Without anything else being done about noise in the halls, the medical unit’s score on that question rose from the 16th percentile to the 47th nationally in the Medicare survey. Now the entire hospital follows that plan.
“And it did not cost a penny,” Dr. Bennick said. “The only cost was thinking not from our perspective but from a patient’s perspective.”
Dr. Lee says he joined Press Ganey — he had been network president for Partners HealthCare System, a Harvard-affiliated hospital system — because one of its goals was to reduce suffering. At first, he said, he was a bit uncomfortable with the concept.
“I wondered whether it was a tad sensational, a bit too emotional,” he wrote in The New England Journal of Medicine. Then he realized reducing suffering was one of the most important challenges in health care.
Press Ganey administers detailed surveys to discharged patients, asking things like how well the medical staff responded to them and their emotional needs, and how well the doctors and nurses informed and educated them. The company also encourages hospitals to let doctors know the results.
Surveys can be misleading, though, cautions Dr. Scott Ramsey, a health care economist and cancer researcher at the Fred Hutchinson Cancer Research Center in Seattle. Patients, worried about saying something bad about a hospital they depend on, may not reveal what they really experienced. Or they may look back and, not wanting to live a life of regrets, excuse a doctor who seemed not to listen.

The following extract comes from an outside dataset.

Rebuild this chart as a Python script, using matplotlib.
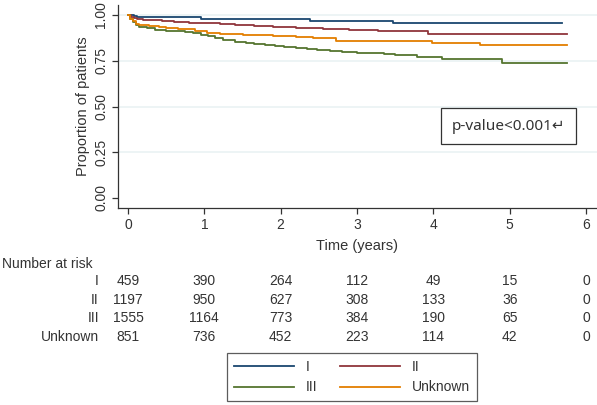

On the other hand, Dr. Ramsey said, the suffering issues are real, and if survey answers can get doctors and hospitals to change their ways, “that is great.”
Although half the nation’s hospitals use Press Ganey surveys, it is not clear what many do with the data. But at some places, like the University of Utah, the survey and other efforts prompted significant change. One Utah doctor said he was stunned when his patients rated him in the first percentile nationally, about as low as a score can go. “I was thinking: That’s just crazy. Something wasn’t entered right,” said the doctor, James Ashworth. Then he decided to take the criticisms to heart.
The next quarter, he was rated in the upper 90s. The big difference was slowing down and listening to patients, answering their questions.
Utah began its program a few years ago by showing its 1,200 doctors, nurses and other workers their scores. Next, said Dr. Vivian S. Lee, the hospital system’s chief executive, they showed them how colleagues did. Then they posted individuals’ scores and patient comments online.
There was an immediate and noticeable change. When the university began, it was in about the 30th percentile nationally on the Press Ganey survey. Now, half its providers are in the 90th percentile and 26 percent are in the 99th percentile.
“It’s unbelievable,” Dr. Lee, the chief executive, said. “We were not like that before, I can tell you.”
“People wanted to improve,” she added.
The comments, she said, are more revealing than the scores. Not all are complimentary. “There are still cases where people say: ‘I loved Dr. So-and-so. Too bad I had to wait so long to see him,’ ” she said.
At Stanford Health Care, said Amir Rubin, the president and chief executive, “we are reducing suffering.” To do it, the medical system changed its focus.
“We train each and every staff member,” Mr. Rubin said. “We talk to staff, we talk to patients, we hear from patients directly.”
Supervisors coach doctors and nurses, giving feedback every month.
The initiative changed hiring, he said. Administrators tell job candidates: “These are our care standards. Do you think you can always do it for every person every time?” They carefully observe new hires to see if they can provide care that minimizes suffering.
“Every patient visit is a high-stakes interaction,” Dr. Thomas Lee says he has learned. “It is a big deal for the patient and it is a big deal for you.”
“And all you have to do is be the kind of physician your patient is hoping you will be.”